John Kruth describes this version as evoking "the early Velvet Underground with Nico, as the gentle atmosphere of the song explodes into a charging rhythm, driven by the drums and a two-chord repetitive guitar vamp, building into a wailing coda by guitarist Dean Wareham." Allmusic critic Ned Raggett praises this version praising "Yang singing beautifully over, initially, Wareham's echoed guitar strums, and Krukowski's barely-there percussion cascade." Raggett also remarks that this full-band arrangement makes the song "even more intense and gripping" without ruining the "song's spell." Mason claims that Galaxie 500's version "both transforms the song into something recognizably their own and tops the original." Calgary Herald critic Daniel Ash says that it "captures the fragile rock edge of the Velvet Underground without sounding derivative." The San Francisco Examiner critic Aidin Vaziri described the Galaxie 500 version as a "palatable take" on Ono's song. Philadelphia Inquirer critic Tom Moon felt that the ending of this version was "long and indulgent and full of haywire guitar spew."

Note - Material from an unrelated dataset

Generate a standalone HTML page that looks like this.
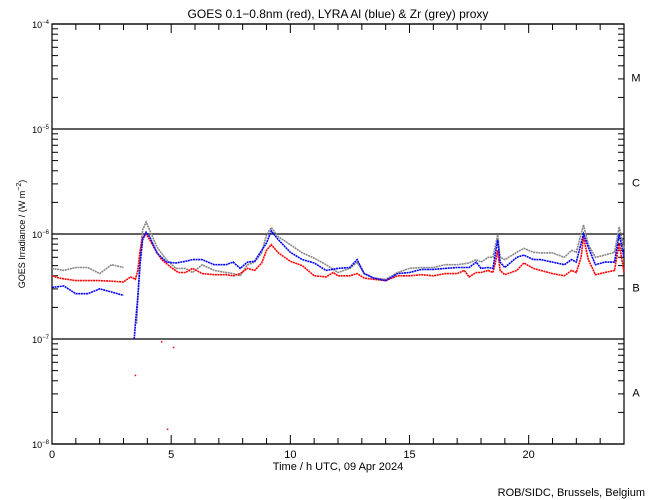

Thea Gilmore covered "Listen, the Snow Is Falling" on her 2009 album Strange Communion. The Independent critic Andy Gill called this "the album's most magical moment," calling Gilmore's vocal a "hushed murmur over a shimmering synth-pad sparsely illuminated by the occasional chime."

A cover version by the American musician and songwriter Harry Nilsson was released November 22, 2019 on the posthumous album Losst and Founnd. The album is a collection of recordings made by Nilsson in the final years of his life.